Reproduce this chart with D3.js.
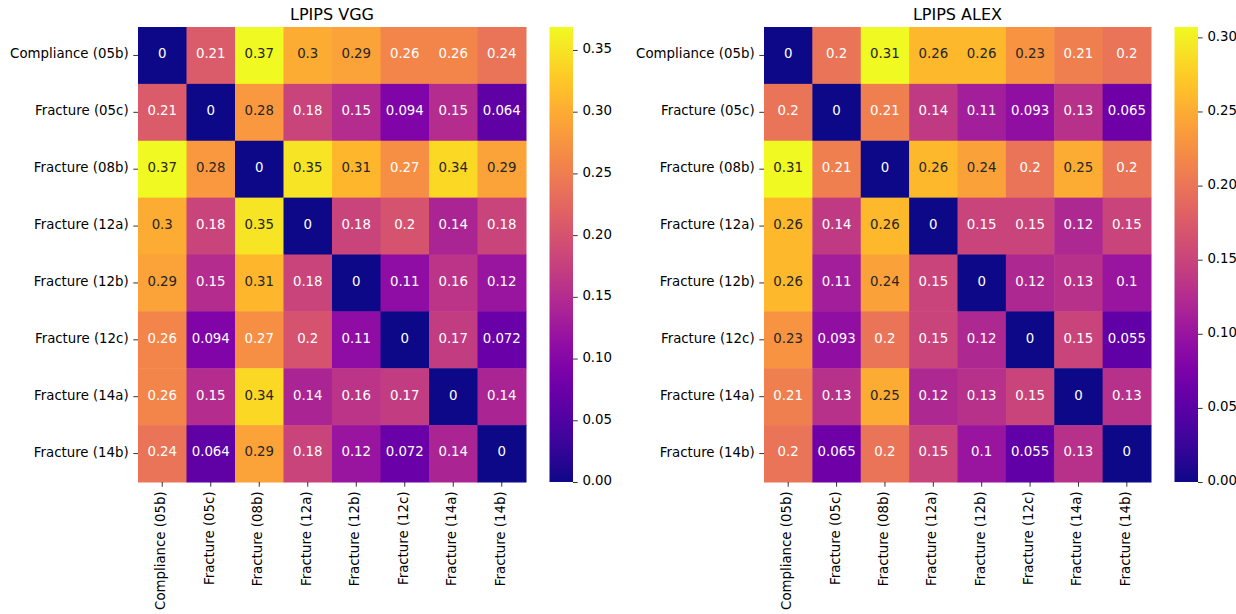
<!DOCTYPE html>
<html>
<head>
<meta charset="utf-8">
<script src="https://cdn.jsdelivr.net/npm/d3@7"></script>
<style>
  body { margin: 0; background: #fff; }
  svg { font-family: "DejaVu Sans", sans-serif; }
</style>
</head>
<body>
<svg id="chart" width="1236" height="614"></svg>
<script>
const labels = ["Compliance (05b)", "Fracture (05c)", "Fracture (08b)", "Fracture (12a)",
                "Fracture (12b)", "Fracture (12c)", "Fracture (14a)", "Fracture (14b)"];

const vggValues = [
  [0, 0.21, 0.3686, 0.3, 0.29, 0.26, 0.26, 0.24],
  [0.21, 0, 0.28, 0.18, 0.15, 0.094, 0.15, 0.064],
  [0.3686, 0.28, 0, 0.35, 0.31, 0.27, 0.34, 0.29],
  [0.3, 0.18, 0.35, 0, 0.18, 0.2, 0.14, 0.18],
  [0.29, 0.15, 0.31, 0.18, 0, 0.11, 0.16, 0.12],
  [0.26, 0.094, 0.27, 0.2, 0.11, 0, 0.17, 0.072],
  [0.26, 0.15, 0.34, 0.14, 0.16, 0.17, 0, 0.14],
  [0.24, 0.064, 0.29, 0.18, 0.12, 0.072, 0.14, 0]
];

const alexValues = [
  [0, 0.2, 0.307, 0.26, 0.26, 0.23, 0.21, 0.2],
  [0.2, 0, 0.21, 0.14, 0.11, 0.093, 0.13, 0.065],
  [0.307, 0.21, 0, 0.26, 0.24, 0.2, 0.25, 0.2],
  [0.26, 0.14, 0.26, 0, 0.15, 0.15, 0.12, 0.15],
  [0.26, 0.11, 0.24, 0.15, 0, 0.12, 0.13, 0.1],
  [0.23, 0.093, 0.2, 0.15, 0.12, 0, 0.15, 0.055],
  [0.21, 0.13, 0.25, 0.12, 0.13, 0.15, 0, 0.13],
  [0.2, 0.065, 0.2, 0.15, 0.1, 0.055, 0.13, 0]
];

const vggTicks = [0, 0.05, 0.10, 0.15, 0.20, 0.25, 0.30, 0.35];
const alexTicks = [0, 0.05, 0.10, 0.15, 0.20, 0.25, 0.30];

const svg = d3.select("#chart");
const fmt = d3.format(".2~g");

// same rule seaborn uses to pick the annotation colour
function luminance(c) {
  const rgb = d3.rgb(c);
  const lin = v => {
    v /= 255;
    return v <= 0.03928 ? v / 12.92 : Math.pow((v + 0.055) / 1.055, 2.4);
  };
  return 0.2126 * lin(rgb.r) + 0.7152 * lin(rgb.g) + 0.0722 * lin(rgb.b);
}

function drawHeatmap(opts) {
  const { values, title, ticks, left, width, cbLeft, id } = opts;
  const top = 27, height = 455;
  const vmax = d3.max(values.flat());

  const x = d3.scaleBand().domain(labels).range([left, left + width]);
  const y = d3.scaleBand().domain(labels).range([top, top + height]);
  const color = d3.scaleSequential(d3.interpolatePlasma).domain([0, vmax]);

  const cells = [];
  values.forEach((row, i) => row.forEach((v, j) => cells.push({ r: labels[i], c: labels[j], v })));

  const g = svg.append("g");

  g.selectAll("rect.cell")
    .data(cells)
    .join("rect")
    .attr("class", "cell")
    .attr("x", d => x(d.c))
    .attr("y", d => y(d.r))
    .attr("width", x.bandwidth() + 0.5)
    .attr("height", y.bandwidth() + 0.5)
    .attr("fill", d => color(d.v));

  g.selectAll("text.annot")
    .data(cells)
    .join("text")
    .attr("class", "annot")
    .attr("x", d => x(d.c) + x.bandwidth() / 2)
    .attr("y", d => y(d.r) + y.bandwidth() / 2)
    .attr("dy", "0.22em")
    .attr("text-anchor", "middle")
    .attr("font-size", "13.33px")
    .attr("fill", d => luminance(color(d.v)) > 0.408 ? "#262626" : "#ffffff")
    .text(d => fmt(d.v));

  // y axis
  g.append("g")
    .attr("transform", `translate(${left},0)`)
    .call(d3.axisLeft(y).tickSize(4.7).tickPadding(4.7))
    .call(a => a.select(".domain").remove())
    .call(a => a.selectAll("text").attr("font-size", "13.33px").attr("fill", "#000")
      .attr("font-family", "DejaVu Sans").attr("dy", "0.22em"))
    .call(a => a.selectAll("line").attr("stroke", "#000").attr("stroke-width", 0.8));

  // x axis
  g.append("g")
    .attr("transform", `translate(0,${top + height})`)
    .call(d3.axisBottom(x).tickSize(4.7).tickPadding(4.7))
    .call(a => a.select(".domain").remove())
    .call(a => a.selectAll("line").attr("stroke", "#000").attr("stroke-width", 0.8))
    .call(a => a.selectAll("text")
      .attr("font-size", "13.33px")
      .attr("fill", "#000")
      .attr("font-family", "DejaVu Sans")
      .attr("transform", "rotate(-90)")
      .attr("x", -9.4)
      .attr("y", 0)
      .attr("dy", "0.22em")
      .attr("text-anchor", "end"));

  // title
  g.append("text")
    .attr("x", left + width / 2)
    .attr("y", 20)
    .attr("text-anchor", "middle")
    .attr("font-size", "16px")
    .attr("fill", "#000")
    .text(title);

  // colorbar
  const cbWidth = 23.5;
  const cy = d3.scaleLinear().domain([0, vmax]).range([top + height, top]);
  const grad = svg.append("defs").append("linearGradient")
    .attr("id", id)
    .attr("x1", 0).attr("y1", 1).attr("x2", 0).attr("y2", 0);
  d3.range(0, 1.0001, 0.05).forEach(t => {
    grad.append("stop")
      .attr("offset", `${t * 100}%`)
      .attr("stop-color", d3.interpolatePlasma(t));
  });
  g.append("rect")
    .attr("x", cbLeft)
    .attr("y", top)
    .attr("width", cbWidth)
    .attr("height", height)
    .attr("fill", `url(#${id})`);

  g.append("g")
    .attr("transform", `translate(${cbLeft + cbWidth},0)`)
    .call(d3.axisRight(cy).tickValues(ticks).tickFormat(d3.format(".2f")).tickSize(4.7).tickPadding(4.7))
    .call(a => a.select(".domain").remove())
    .call(a => a.selectAll("line").attr("stroke", "#000").attr("stroke-width", 0.8))
    .call(a => a.selectAll("text").attr("font-size", "13.33px").attr("fill", "#000")
      .attr("font-family", "DejaVu Sans").attr("dy", "0.22em"));
}

drawHeatmap({ values: vggValues, title: "LPIPS VGG", ticks: vggTicks, left: 138, width: 388, cbLeft: 549.5, id: "grad-vgg" });
drawHeatmap({ values: alexValues, title: "LPIPS ALEX", ticks: alexTicks, left: 764, width: 387, cbLeft: 1174.5, id: "grad-alex" });
</script>
</body>
</html>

● **Brief**:
Copy out all the data exactly; skip the pictures.

● **Final result**:
Reproduce this chart with D3.js.
<!DOCTYPE html>
<html>
<head>
<meta charset="utf-8">
<script src="https://cdn.jsdelivr.net/npm/d3@7"></script>
<style>
  body { margin: 0; background: #fff; }
  svg { font-family: "DejaVu Sans", sans-serif; }
</style>
</head>
<body>
<svg id="chart" width="1236" height="614"></svg>
<script>
const labels = ["Compliance (05b)", "Fracture (05c)", "Fracture (08b)", "Fracture (12a)",
                "Fracture (12b)", "Fracture (12c)", "Fracture (14a)", "Fracture (14b)"];

const vggValues = [
  [0, 0.21, 0.3686, 0.3, 0.29, 0.26, 0.26, 0.24],
  [0.21, 0, 0.28, 0.18, 0.15, 0.094, 0.15, 0.064],
  [0.3686, 0.28, 0, 0.35, 0.31, 0.27, 0.34, 0.29],
  [0.3, 0.18, 0.35, 0, 0.18, 0.2, 0.14, 0.18],
  [0.29, 0.15, 0.31, 0.18, 0, 0.11, 0.16, 0.12],
  [0.26, 0.094, 0.27, 0.2, 0.11, 0, 0.17, 0.072],
  [0.26, 0.15, 0.34, 0.14, 0.16, 0.17, 0, 0.14],
  [0.24, 0.064, 0.29, 0.18, 0.12, 0.072, 0.14, 0]
];

const alexValues = [
  [0, 0.2, 0.307, 0.26, 0.26, 0.23, 0.21, 0.2],
  [0.2, 0, 0.21, 0.14, 0.11, 0.093, 0.13, 0.065],
  [0.307, 0.21, 0, 0.26, 0.24, 0.2, 0.25, 0.2],
  [0.26, 0.14, 0.26, 0, 0.15, 0.15, 0.12, 0.15],
  [0.26, 0.11, 0.24, 0.15, 0, 0.12, 0.13, 0.1],
  [0.23, 0.093, 0.2, 0.15, 0.12, 0, 0.15, 0.055],
  [0.21, 0.13, 0.25, 0.12, 0.13, 0.15, 0, 0.13],
  [0.2, 0.065, 0.2, 0.15, 0.1, 0.055, 0.13, 0]
];

const vggTicks = [0, 0.05, 0.10, 0.15, 0.20, 0.25, 0.30, 0.35];
const alexTicks = [0, 0.05, 0.10, 0.15, 0.20, 0.25, 0.30];

const svg = d3.select("#chart");
const fmt = d3.format(".2~g");

// same rule seaborn uses to pick the annotation colour
function luminance(c) {
  const rgb = d3.rgb(c);
  const lin = v => {
    v /= 255;
    return v <= 0.03928 ? v / 12.92 : Math.pow((v + 0.055) / 1.055, 2.4);
  };
  return 0.2126 * lin(rgb.r) + 0.7152 * lin(rgb.g) + 0.0722 * lin(rgb.b);
}

function drawHeatmap(opts) {
  const { values, title, ticks, left, width, cbLeft, id } = opts;
  const top = 27, height = 455;
  const vmax = d3.max(values.flat());

  const x = d3.scaleBand().domain(labels).range([left, left + width]);
  const y = d3.scaleBand().domain(labels).range([top, top + height]);
  const color = d3.scaleSequential(d3.interpolatePlasma).domain([0, vmax]);

  const cells = [];
  values.forEach((row, i) => row.forEach((v, j) => cells.push({ r: labels[i], c: labels[j], v })));

  const g = svg.append("g");

  g.selectAll("rect.cell")
    .data(cells)
    .join("rect")
    .attr("class", "cell")
    .attr("x", d => x(d.c))
    .attr("y", d => y(d.r))
    .attr("width", x.bandwidth() + 0.5)
    .attr("height", y.bandwidth() + 0.5)
    .attr("fill", d => color(d.v));

  g.selectAll("text.annot")
    .data(cells)
    .join("text")
    .attr("class", "annot")
    .attr("x", d => x(d.c) + x.bandwidth() / 2)
    .attr("y", d => y(d.r) + y.bandwidth() / 2)
    .attr("dy", "0.22em")
    .attr("text-anchor", "middle")
    .attr("font-size", "13.33px")
    .attr("fill", d => luminance(color(d.v)) > 0.408 ? "#262626" : "#ffffff")
    .text(d => fmt(d.v));

  // y axis
  g.append("g")
    .attr("transform", `translate(${left},0)`)
    .call(d3.axisLeft(y).tickSize(4.7).tickPadding(4.7))
    .call(a => a.select(".domain").remove())
    .call(a => a.selectAll("text").attr("font-size", "13.33px").attr("fill", "#000")
      .attr("font-family", "DejaVu Sans").attr("dy", "0.22em"))
    .call(a => a.selectAll("line").attr("stroke", "#000").attr("stroke-width", 0.8));

  // x axis
  g.append("g")
    .attr("transform", `translate(0,${top + height})`)
    .call(d3.axisBottom(x).tickSize(4.7).tickPadding(4.7))
    .call(a => a.select(".domain").remove())
    .call(a => a.selectAll("line").attr("stroke", "#000").attr("stroke-width", 0.8))
    .call(a => a.selectAll("text")
      .attr("font-size", "13.33px")
      .attr("fill", "#000")
      .attr("font-family", "DejaVu Sans")
      .attr("transform", "rotate(-90)")
      .attr("x", -9.4)
      .attr("y", 0)
      .attr("dy", "0.22em")
      .attr("text-anchor", "end"));

  // title
  g.append("text")
    .attr("x", left + width / 2)
    .attr("y", 20)
    .attr("text-anchor", "middle")
    .attr("font-size", "16px")
    .attr("fill", "#000")
    .text(title);

  // colorbar
  const cbWidth = 23.5;
  const cy = d3.scaleLinear().domain([0, vmax]).range([top + height, top]);
  const grad = svg.append("defs").append("linearGradient")
    .attr("id", id)
    .attr("x1", 0).attr("y1", 1).attr("x2", 0).attr("y2", 0);
  d3.range(0, 1.0001, 0.05).forEach(t => {
    grad.append("stop")
      .attr("offset", `${t * 100}%`)
      .attr("stop-color", d3.interpolatePlasma(t));
  });
  g.append("rect")
    .attr("x", cbLeft)
    .attr("y", top)
    .attr("width", cbWidth)
    .attr("height", height)
    .attr("fill", `url(#${id})`);

  g.append("g")
    .attr("transform", `translate(${cbLeft + cbWidth},0)`)
    .call(d3.axisRight(cy).tickValues(ticks).tickFormat(d3.format(".2f")).tickSize(4.7).tickPadding(4.7))
    .call(a => a.select(".domain").remove())
    .call(a => a.selectAll("line").attr("stroke", "#000").attr("stroke-width", 0.8))
    .call(a => a.selectAll("text").attr("font-size", "13.33px").attr("fill", "#000")
      .attr("font-family", "DejaVu Sans").attr("dy", "0.22em"));
}

drawHeatmap({ values: vggValues, title: "LPIPS VGG", ticks: vggTicks, left: 138, width: 388, cbLeft: 549.5, id: "grad-vgg" });
drawHeatmap({ values: alexValues, title: "LPIPS ALEX", ticks: alexTicks, left: 764, width: 387, cbLeft: 1174.5, id: "grad-alex" });
</script>
</body>
</html>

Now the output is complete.